Yea, it's not really an accessible subject. Even if there were budget software tools available for the layman I suspect that few would be able to use them well enough to replicate reality.
#12
Quote from: tomservo on September 08, 2015, 08:15:56 PM
I need to clean up my garage so I can make some proper sawdust, all I have right now is an enormous pile of hardboard sawdust made with a 120 tooth melamine blade. It's all I have right now and I hardly think it's a fair test to put a pile of super fines in front of it, but the result was quite a big puff of dust out the blower, no idea how much got separated but most of it, certainly.   I also don't have a hose for the thing either.
Bear in mind that, with pretty much any kind of separator (cyclone, Thien baffle etc.) if you bury a hose into a big pile of dust you're likely to overload the system and get some dust out of it. That seems to be the case of pretty much any one I've seen tested anyway. However, in normal conditions (e.g. a stream of dust from cutting or routing) they tend to work pretty well.

The killer is sometimes planer shavings, as the volume of material they that can produce can cause issues.


Quote from: phil (admin) on September 08, 2015, 09:05:34 PM
You're correct.  The key would be a vortex finder that matches the mains, and an outer pipe that is upsized for a length.  So if your mains are 6", the outer pipe would be 10" for at least some length.  I don't know what that length is, you obviously don't want settling before the wye.

Obviously need a lot more testing.

My ducting is rectangular, but now I'm just being an awkward troll  ;)

It sounds to me like you've got some really good ideas but are doing a lot of empirical testing. Would it be worth trying to find a friendly fluid flow expert with access to the relevant simulation software? It occurs to me that you could probably move things forward quite quickly with visualisation of the actual flows. I'm making significant assumptions that you don't already have that, given I don't know your background, I'll admit.
#13
Quote from: phil (admin) on September 08, 2015, 03:52:03 PM
I'm including a pic of my "inline separator."  It has about the lowest pressure drop you can achieve.

Very clever. For a low pressure system such as an impeller based extractor, would the smaller pipe not kill the airflow though?

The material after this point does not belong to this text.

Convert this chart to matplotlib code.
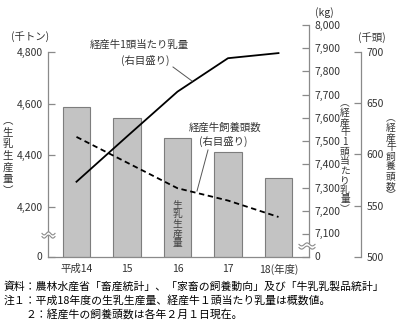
import numpy as np
import matplotlib
matplotlib.use('Agg')
import matplotlib.pyplot as plt
from matplotlib.ticker import FixedLocator, FuncFormatter, NullLocator

plt.rcParams['font.family'] = ['Noto Sans CJK JP', 'DejaVu Sans']

years = ['平成14', '15', '16', '17', '18(年度)']
milk_prod = [4585, 4545, 4465, 4410, 4310]        # 千トン (bars, left)
milk_per_cow = [7325, 7520, 7713, 7857, 7879]     # kg (solid, right)
cows = [617, 592, 567, 555, 539]                  # 千頭 (dashed, far right)

left_ticks = [0, 4200, 4400, 4600, 4800]
kg_ticks = [0, 7100, 7200, 7300, 7400, 7500, 7600, 7700, 7800, 7900, 8000]
head_ticks = [500, 550, 600, 650, 700]

W, H = 400, 326
GRAY = '#8a8a8a'
TXT = '#333333'


def fx(px):
    return np.asarray(px, float) / W


def fy(py):
    return 1 - np.asarray(py, float) / H


# broken scales: a short stub for 0..break, then the real range
def broken(brk, stub, per, step):
    def fwd(v):
        v = np.asarray(v, float)
        return np.where(v <= brk, v * stub / brk, stub + (v - brk) * per / step)

    def inv(h):
        h = np.asarray(h, float)
        return np.where(h <= stub, h * brk / stub, brk + (h - stub) * step / per)
    return fwd, inv


# labels at or below the break are written separately (see below)
def upper_only(brk):
    return FuncFormatter(lambda v, p: '' if v <= brk - 1 or v == brk and brk > 4200 else f'{v:,.0f}')


fig = plt.figure(figsize=(W / 100, H / 100), dpi=100)
ax = fig.add_axes([fx(48), fy(257), fx(309 - 48), (257 - 25) / H])
ax2 = ax.twinx()
ax3 = ax.twinx()

x = np.arange(len(years))
ax.bar(x, milk_prod, width=0.545, color='#c3c3c3', edgecolor='#7d7d7d', linewidth=0.8, zorder=2)
ax.set_xlim(-0.564, 4.604)
ax.set_xticks(x)
ax.set_xticklabels(years, fontsize=7.5, color=TXT)
ax.tick_params(axis='x', length=0, pad=5)

ax.set_yscale('function', functions=broken(4200, 50.5, 51.5, 200))
ax.set_ylim(-0.5, 4905)
ax.yaxis.set_major_locator(FixedLocator(left_ticks))
ax.yaxis.set_minor_locator(NullLocator())
ax.yaxis.set_major_formatter(upper_only(4200))
ax.tick_params(axis='y', direction='in', length=5, width=0.9, color=GRAY,
               labelsize=7.5, labelcolor=TXT, pad=4)
ax.spines['left'].set_bounds(0, 4800)

ax2.plot(x, milk_per_cow, color='black', lw=1.3, zorder=5)
ax2.set_yscale('function', functions=broken(7100, 23, 23.2, 100))
ax2.set_ylim(-0.5, 8000)
ax2.yaxis.set_major_locator(FixedLocator(kg_ticks))
ax2.yaxis.set_minor_locator(NullLocator())
ax2.yaxis.set_major_formatter(upper_only(7100))
ax2.tick_params(axis='y', direction='in', length=5, width=0.9, color=GRAY,
                labelsize=7.5, labelcolor=TXT, pad=4)

ax3.plot(x, cows, color='black', lw=1.3, ls=(0, (3, 2)), zorder=5)
ax3.set_ylim(500, 726)
ax3.yaxis.set_major_locator(FixedLocator(head_ticks))
ax3.tick_params(axis='y', direction='in', length=5, width=0.9, color=GRAY,
                labelsize=7.5, labelcolor=TXT, pad=4)
ax3.spines['right'].set_position(('axes', (361 - 48) / (309 - 48)))
ax3.spines['right'].set_bounds(500, 700)

# low labels on the broken axes
ax.annotate('0', xy=(0, 0), xycoords=('axes fraction', 'data'), xytext=(-4, 0),
            textcoords='offset points', ha='right', va='center', fontsize=7.5, color=TXT,
            annotation_clip=False)
for v in (0, 7100):
    ax2.annotate(f'{v:,}', xy=(1, v), xycoords=('axes fraction', 'data'), xytext=(4, 0),
                 textcoords='offset points', ha='left', va='center', fontsize=7.5, color=TXT,
                 annotation_clip=False)

for a in (ax, ax2, ax3):
    for s in a.spines.values():
        s.set_edgecolor(GRAY)
        s.set_linewidth(0.9)
    a.spines['top'].set_visible(False)
ax.spines['right'].set_visible(False)
for a in (ax2, ax3):
    a.spines['left'].set_visible(False)
    a.spines['bottom'].set_visible(False)


# axis-break mark: white gap over the spine, two wavy strokes
def squiggle(x0, x1, yc):
    xs = np.linspace(x0, x1, 40)
    wave = 1.5 * np.sin((xs - x0) / (x1 - x0) * 3 * np.pi)
    fig.add_artist(plt.Line2D(fx(xs), fy(yc + wave), color='white', lw=2.2, zorder=10))
    for dy in (-1.6, 1.6):
        fig.add_artist(plt.Line2D(fx(xs), fy(yc + dy + wave), color=GRAY, lw=0.8, zorder=11))


squiggle(42, 55, 235)
squiggle(299, 315, 246)


def vtext(px, py, s, size, spacing, color=TXT):
    fig.text(fx(px), fy(py), '\n'.join(s), ha='center', va='center',
             fontsize=size, linespacing=spacing, color=color)


# unit labels and axis titles
fig.text(fx(30), fy(37), '(千トン)', ha='center', va='center', fontsize=7.5, color=TXT)
fig.text(fx(324), fy(13), '(kg)', ha='center', va='center', fontsize=7.5, color=TXT)
fig.text(fx(372), fy(38), '(千頭)', ha='center', va='center', fontsize=7.5, color=TXT)
vtext(8, 156, '︵生乳生産量︶', 7.5, 1.2)
vtext(345, 156, '︵経産牛1頭当たり乳量︶', 7, 0.95)
vtext(391, 157, '︵経産牛飼養頭数︶', 7, 0.95)
ax.text(2, (257 - 224) / 232, '\n'.join('生乳生産量'), transform=ax.get_xaxis_transform(),
        ha='center', va='center', fontsize=7, linespacing=0.95, color='#444444', zorder=6)

# series annotations with leader lines
fig.text(fx(139), fy(45), '経産牛1頭当たり乳量', ha='center', va='center', fontsize=7.5, color=TXT)
fig.text(fx(145), fy(60), '(右目盛り)', ha='center', va='center', fontsize=7.5, color=TXT)
fig.add_artist(plt.Line2D(fx([173, 192]), fy([67, 81]), color='#555555', lw=0.7))
fig.text(fx(225), fy(128), '経産牛飼養頭数', ha='center', va='center', fontsize=7.5, color=TXT)
fig.text(fx(223), fy(141), '(右目盛り)', ha='center', va='center', fontsize=7.5, color=TXT)
fig.add_artist(plt.Line2D(fx([208, 197]), fy([150, 191]), color='#555555', lw=0.7))

# source and notes
fig.text(fx(4), fy(286), '資料：農林水産省「畜産統計」、「家畜の飼養動向」及び「牛乳乳製品統計」',
         ha='left', va='center', fontsize=7.8)
fig.text(fx(4), fy(300), '注１：平成18年度の生乳生産量、経産牛１頭当たり乳量は概数値。',
         ha='left', va='center', fontsize=7.8)
fig.text(fx(25), fy(314), '２：経産牛の飼養頭数は各年２月１日現在。',
         ha='left', va='center', fontsize=7.8)

fig.savefig('out.png', dpi=100)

I understand that low pressure air behaves more like water - i.e. incompressible - so forcing it through a smaller gap doesn't really work (unlike with a high pressure shop vac, which works fine).
#14
Quote from: phil (admin) on September 05, 2015, 06:06:27 PM
Do we know pressure loss is much less?

The pressure loss should be somewhat proportional to the D of the separator.  Some of those newer cyclones are pretty tiny.

Mind you, I'm not saying you're wrong and I'm not trying to limit discussion, this is a free and wide-open forum.  And someone may have posted evidence that the pressure drop is lower somewhere (even here).

Just asking.

Based on the info at Bill Pentz's site it looks at though smaller diameter cyclones do suffer from significant pressure loss; quoting from his site "Instead of building my recommended 18" diameter cyclone, those with 3 hp motors should make 20" diameter cyclones and those with 2 and even 1.5 hp motors should use 22" diameter cyclones"

He does note that a 6" cyclone to his design will work well, but with a shop vac, which of course is a totally different proposition to an impeller based extractor in terms of suction (lots more) and air flow (a lot less).

With a 3hp motor it looks like I'd be pushing my luck with a 16" cyclone too, so I may well need to go for the harder route of making more space.

I would be interested in pressure loss data though, as I'm less worried about separation efficiency (venting outside, so mostly interested in just separating the visible dust - some smaller particles making it through don't worry me). So, I'd prefer low pressure loss and average separation to high pressure loss and really good separation.
#15
Quote from: tomservo on August 26, 2015, 09:41:24 PM
Well, it's been a while with no replies but I'll give it a go.. I think 16" is too small for that much flow - if you run the math, with 16" OAD, that's 15.5" with a 1/4" wall, minus 6" for the outlet, probably more like 6.5" to account for whatever it's made of, and you only have about 9" left, so that's 4.5"of width for the incoming air. I'd bet the pressure loss will be huge, but with 3HP behind it, you may do all right.

Thanks. I'd guessed it might not work well.

The problem is that if I go to the effort of ripping out some existing infrastructure to get more space I would then have a chance of fitting in a Pentz cyclone design. I'm assuming that might be worth the difference in effort.


Quote from: dabullseye on August 27, 2015, 07:37:43 AM
i would not want a push system cuz stuff is still hitting the impeller. the reason i went to the tophat was i once sucked up a baby food bottle full of sanding sealer mix. it shattered when it hit the impeller. since then a few scotchbrite pads and a few pieces of sandpaper have been sucked up but they stayed in my tophat or fell into trash can below tophat. now imagine if a chunk of wood gets sucked up and gets wedged in impeller housing.

The motor+impeller unit I'm using is from a dust extractor that pushed air+dust into standard bags/filters so has a "material handling" impeller (i.e. one that can take a beating). It does actually have a guard/grill at the front of the housing to catch anything substantial. I.e. I'm fairly confident it'd be OK used as a push system as that's kinda what I'm doing now (just with no separator at the end).